Recorded data:
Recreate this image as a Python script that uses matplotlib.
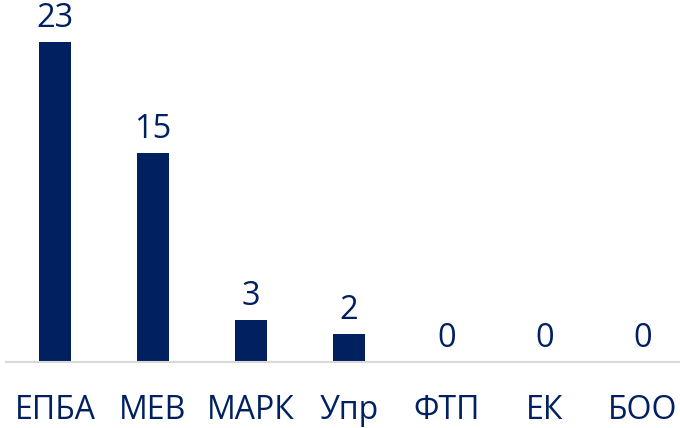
import matplotlib
matplotlib.use("Agg")
import matplotlib.pyplot as plt

# --- Data ---
categories = ["ЕПБА", "МЕВ", "МАРК", "Упр", "ФТП", "ЕК", "БОО"]
values = [23, 15, 3, 2, 0, 0, 0]

navy = "#002060"
plt.rcParams['font.family'] = ['Open Sans', 'DejaVu Sans']

W, H = 680, 428
fig = plt.figure(figsize=(W / 100, H / 100), dpi=100)

# axes spans a bit past the right edge, like the cropped original
left, bottom = 6, 428 - 362
px_per_unit = 320 / 23
ymax = 25
ax = fig.add_axes([left / W, bottom / H, 686 / W, ymax * px_per_unit / H])

x = range(len(categories))
bars = ax.bar(x, values, width=0.32, color=navy)

for xi, v in zip(x, values):
    ax.annotate(str(v), (xi, v), xytext=(0, 5), textcoords="offset points",
                ha="center", va="bottom", fontsize=23.5, color=navy)

ax.set_xlim(-0.5, 6.5)
ax.set_ylim(0, ymax)
ax.set_xticks(list(x))
ax.set_xticklabels(categories, fontsize=23, color=navy)
ax.tick_params(axis="x", length=0, pad=23)
ax.set_yticks([])

for side in ["top", "right", "left"]:
    ax.spines[side].set_visible(False)
ax.spines["bottom"].set_color("#d9d9d9")
ax.spines["bottom"].set_linewidth(1.5)

fig.savefig("out.png", dpi=100)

Written exercise: Repeat exactly and only the lines from the start of the data above through the line that holds "fig = plt.figure(figsize=(W", inclusive. Pictures do not belong in the copy.

Task output:
Recreate this image as a Python script that uses matplotlib.
import matplotlib
matplotlib.use("Agg")
import matplotlib.pyplot as plt

# --- Data ---
categories = ["ЕПБА", "МЕВ", "МАРК", "Упр", "ФТП", "ЕК", "БОО"]
values = [23, 15, 3, 2, 0, 0, 0]

navy = "#002060"
plt.rcParams['font.family'] = ['Open Sans', 'DejaVu Sans']

W, H = 680, 428
fig = plt.figure(figsize=(W / 100, H / 100), dpi=100)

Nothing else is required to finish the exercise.